Grid enterprise value is only 0.3% of Donner currently-drill

Winter drilling on the Donner North West dyke, is indicating about 2.0 mmt @ 1.2 % LiO2, and previous 2018 drilling on the Main dyke indicated about 1.3 mmt @ 1.5% LiO2 (see charts in previous posts).  Considering spodumene concentrate (6% LiO2) pricing of $2800/t, these two dykes are already showing US $2 B in ore value (Grid’s share, US $1.5B).  Grid’s current enterprise value of $5 mm (Market cap of $16mm - $7mm cash - $4 mm CNC shares) is 0.3 % of this amount. Seems kinda low, don’t ya think, for a high-grade deposit of a hot commodity (0.3 oz/t gold eq.) that has minable widths (underground ramp operation or shallow pit transitioning to ramp), with much more tonnage to come over the summer. What’s more, the project is located only 40 km from Canada’s only currently operating lithium producer, Tanko Mines, and Tanko already has an option in place to purchase Donner ore at commercial rates. Should Grid choose to partner with Tanko, the mill and tailings facility are already built. Only four holes were drilled previously into the North West dyke (in 1955), so really, this should be considered a new discovery. Yet the market seems unwilling to acknowledge this.
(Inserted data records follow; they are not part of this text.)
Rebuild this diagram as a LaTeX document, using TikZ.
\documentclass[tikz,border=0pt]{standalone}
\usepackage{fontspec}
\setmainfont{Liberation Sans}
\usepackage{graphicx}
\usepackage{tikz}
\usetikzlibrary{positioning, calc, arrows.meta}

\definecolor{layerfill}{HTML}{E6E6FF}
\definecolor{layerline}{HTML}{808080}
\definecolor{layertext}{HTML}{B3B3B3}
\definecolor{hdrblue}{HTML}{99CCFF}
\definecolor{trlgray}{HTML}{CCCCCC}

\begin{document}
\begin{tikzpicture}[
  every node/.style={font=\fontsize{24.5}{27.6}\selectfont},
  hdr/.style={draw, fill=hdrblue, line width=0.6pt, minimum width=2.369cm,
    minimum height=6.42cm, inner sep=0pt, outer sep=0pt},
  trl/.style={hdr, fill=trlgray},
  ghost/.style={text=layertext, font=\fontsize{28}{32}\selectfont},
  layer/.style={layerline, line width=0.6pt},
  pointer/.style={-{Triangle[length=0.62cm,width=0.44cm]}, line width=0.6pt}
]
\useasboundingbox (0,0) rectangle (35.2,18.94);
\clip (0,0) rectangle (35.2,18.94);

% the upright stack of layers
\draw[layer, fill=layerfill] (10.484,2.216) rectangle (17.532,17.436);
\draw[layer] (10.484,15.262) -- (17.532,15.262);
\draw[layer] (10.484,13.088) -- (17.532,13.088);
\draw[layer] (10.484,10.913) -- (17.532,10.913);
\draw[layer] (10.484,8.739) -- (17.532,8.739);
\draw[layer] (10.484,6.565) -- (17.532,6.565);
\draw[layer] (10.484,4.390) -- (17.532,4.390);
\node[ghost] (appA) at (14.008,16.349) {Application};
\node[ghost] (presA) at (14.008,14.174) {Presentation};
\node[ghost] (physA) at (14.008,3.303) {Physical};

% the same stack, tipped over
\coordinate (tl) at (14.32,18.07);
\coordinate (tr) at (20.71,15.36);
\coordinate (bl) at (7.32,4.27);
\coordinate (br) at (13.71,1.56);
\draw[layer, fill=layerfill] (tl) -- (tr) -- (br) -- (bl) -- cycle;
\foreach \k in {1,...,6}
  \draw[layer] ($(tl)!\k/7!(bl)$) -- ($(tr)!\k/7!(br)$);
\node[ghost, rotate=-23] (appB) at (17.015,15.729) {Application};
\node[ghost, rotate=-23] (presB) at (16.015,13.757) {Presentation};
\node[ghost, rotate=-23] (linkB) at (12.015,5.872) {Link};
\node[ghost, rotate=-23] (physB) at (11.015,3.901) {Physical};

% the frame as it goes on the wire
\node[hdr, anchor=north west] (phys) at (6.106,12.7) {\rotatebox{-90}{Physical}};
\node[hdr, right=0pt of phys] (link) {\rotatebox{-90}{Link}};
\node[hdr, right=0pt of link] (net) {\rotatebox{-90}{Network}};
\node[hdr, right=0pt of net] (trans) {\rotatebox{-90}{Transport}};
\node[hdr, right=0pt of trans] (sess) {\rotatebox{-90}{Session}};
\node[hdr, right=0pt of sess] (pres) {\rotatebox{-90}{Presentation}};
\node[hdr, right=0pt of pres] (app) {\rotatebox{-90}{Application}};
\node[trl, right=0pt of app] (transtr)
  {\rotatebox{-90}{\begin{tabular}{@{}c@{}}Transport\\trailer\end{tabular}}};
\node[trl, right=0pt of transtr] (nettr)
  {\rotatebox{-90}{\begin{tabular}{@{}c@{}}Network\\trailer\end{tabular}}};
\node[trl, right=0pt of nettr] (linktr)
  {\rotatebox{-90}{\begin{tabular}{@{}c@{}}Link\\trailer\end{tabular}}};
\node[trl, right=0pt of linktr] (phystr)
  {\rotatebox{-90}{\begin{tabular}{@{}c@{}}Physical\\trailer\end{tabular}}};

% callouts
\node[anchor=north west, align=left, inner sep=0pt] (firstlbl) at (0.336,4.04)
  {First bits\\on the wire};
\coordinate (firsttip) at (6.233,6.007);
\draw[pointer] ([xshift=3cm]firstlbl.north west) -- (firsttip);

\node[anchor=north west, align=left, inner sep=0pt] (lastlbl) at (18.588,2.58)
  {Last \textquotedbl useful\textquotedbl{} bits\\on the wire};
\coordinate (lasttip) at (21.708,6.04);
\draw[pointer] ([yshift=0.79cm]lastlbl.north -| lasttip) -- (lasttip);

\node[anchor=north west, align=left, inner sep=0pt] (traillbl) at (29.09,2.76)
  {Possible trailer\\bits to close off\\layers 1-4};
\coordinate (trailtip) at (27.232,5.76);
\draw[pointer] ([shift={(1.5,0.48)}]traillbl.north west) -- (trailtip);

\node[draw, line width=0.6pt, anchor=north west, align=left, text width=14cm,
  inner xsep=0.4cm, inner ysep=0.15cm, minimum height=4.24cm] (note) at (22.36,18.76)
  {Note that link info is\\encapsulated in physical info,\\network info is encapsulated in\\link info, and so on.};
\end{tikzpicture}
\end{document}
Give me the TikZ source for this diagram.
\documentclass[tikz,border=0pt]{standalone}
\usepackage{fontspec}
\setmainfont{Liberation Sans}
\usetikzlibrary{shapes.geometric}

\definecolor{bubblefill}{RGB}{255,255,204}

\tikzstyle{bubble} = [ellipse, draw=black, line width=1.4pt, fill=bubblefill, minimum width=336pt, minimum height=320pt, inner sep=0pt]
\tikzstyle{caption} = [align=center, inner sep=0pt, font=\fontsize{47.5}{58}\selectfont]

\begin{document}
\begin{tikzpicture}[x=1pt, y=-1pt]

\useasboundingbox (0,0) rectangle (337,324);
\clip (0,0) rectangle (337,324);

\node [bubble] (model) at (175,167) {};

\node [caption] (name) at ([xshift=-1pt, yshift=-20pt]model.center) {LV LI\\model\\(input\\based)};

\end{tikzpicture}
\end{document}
       The above ore value estimate doesn’t even include Grid’s Makwa/Mayville copper/nickel assets which will be the subject of a revised PEA over the coming months. The revised plan is assessing a lower tonnage, lower capital cost, higher grade, mining scenerio, that stays below the threshold of federal government involvement and thus allows fast tracking (< 3 years to production). They are already in discussions regarding offtake agreements that could minimize the need for equity financing.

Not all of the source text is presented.